お二人目は自治医科大学地域医療学センターの小谷和彦先生で、「臨床検査の信頼性」という講演でした。まずは、従来「臨床病理」と呼ばれていた分野が今は「臨床検査医学」となっているそうで、獣医療においてなんとなくanatomic pathology(解剖病理学、形態病理学)とclinical pathology(臨床病理学)が混同されがち(先日も、私のところに細胞診標本が送られてきましたので、「私の専門分野ではありません」と丁重に臨床病理医を紹介させていただきました)なのも、このような再定義によって解消されるのではないかと思いました。さておき、小谷先生のご講演はヒトの臨床検査の現状や背景を網羅する大変興味深い内容でした。ヒトの検査においては「基準範囲」が複数あり混沌としているそうですが、その背景には「健常者の定義があやふや」(WHOの定義を採ると健康と自覚している人が健康になる。喫煙者は客観的には不健康だが、健康だからこそ煙草を吸う余裕が体にあるという意見もある。等々)、「試薬・キットのメーカーが複数ある」、「基準範囲をどのように運用したいかによってカットオフ値が変わる」等の事情があるそうです。だからこそ、内部精度管理(検査施設内部における検査の質の保証)と外部精度管理(統括団体が配布するサンプルを測定し、乖離がないか確認する)が非常に重要で、臨床検査技師もメーカーもそれぞれの現場で絶え間ない努力を続けているそうです。トレーサビリティーも重要で、一次校正物質、二次校正物質、実用校正物質、日常校正物質といって、何重にもわたって「自分が今行っている検査は本当に正しいのか」を検証できる枠組みがあるとのこと。
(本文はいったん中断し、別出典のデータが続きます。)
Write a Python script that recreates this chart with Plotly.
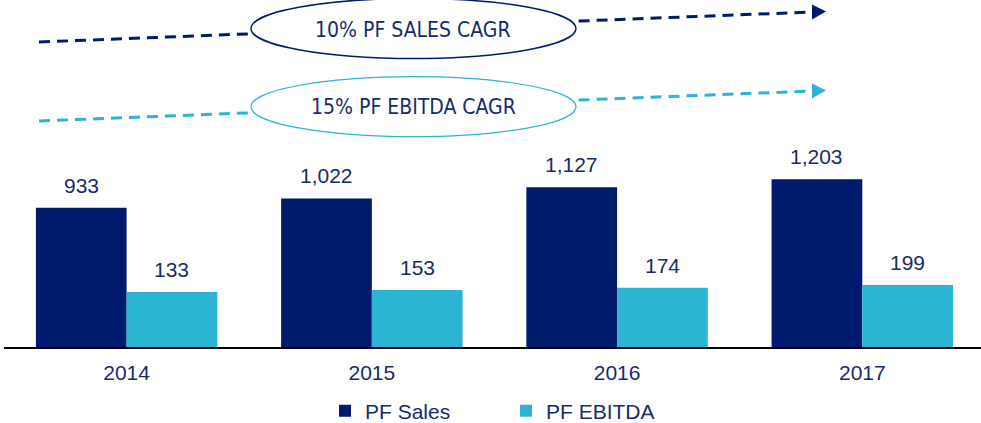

翻って、われわれ獣医師のフィールドにおいて、内部と外部の精度管理をキッチリ行っている動物診療施設や検査機関はいったい全国でどれくらいあるのでしょうか。小谷先生のお話の中で、ちょうど今月1日から新しい法律が施行されるとのことで検索してみると、たくさんヒットしましたので、その中の一つ(記事)をご紹介します。

検体検査の品質・精度確保に関わる法令

ヒトの医療において、遺伝子検査という新しい領域がクローズアップされてきたことを含めた法改正のようですが、これだけたくさんの精度管理・書類作成をしないといけないとは、驚きです。私自身、非常に小さな動物病理検査会社を運営しているわけですが、標準作業書も作業日誌も存在しません(医療廃棄の記録や、診断検体についての受付記録・報告書(診断書)くらい)。獣医は緩いな~、ということで苦笑いするしかありませんが、将来的には変わっていくことになるのかもしれません。

小谷先生が「私のお話が、ヒトと動物の検査体制の50年のギャップを少しでも縮めるお役に立てれば」とおっしゃっていたのが印象的でした。そうです、問題が多々あることを我々獣医師が認識し、枠組みを作り、検査に携わる者が持ち場で努力すれば、人医や欧米獣医療との差を縮めることができると思います。頑張りましょう~~!(ややユル)

最後に、小谷先生に「病理検査の精度管理はどのようにされているのですか?」と質問したところ、「標準的な病気の病理切片を各所に配布して行っている」とのことでした。動物の病理の世界では、以前勤めていた外資系の会社で同じことをしているのを見たことがあります(米国内の診断医同士で)。日本の獣医病理分野において精度管理がどのように捉えられ、取り組まれているかについて、残念ながら私は状況を把握できていません。ただ、まずは、同業者が多く参加する研修会、学会、勉強会等に出て、他の獣医病理医と交流(バトルではない)し、「ああこんな風に診断するのか」「こんな視点があるのか」と切磋琢磨することが重要かと感じています。

以上、まとまりを欠きますが、未来への宿題をいくつもいただいた貴重な学会の参加報告を終わります。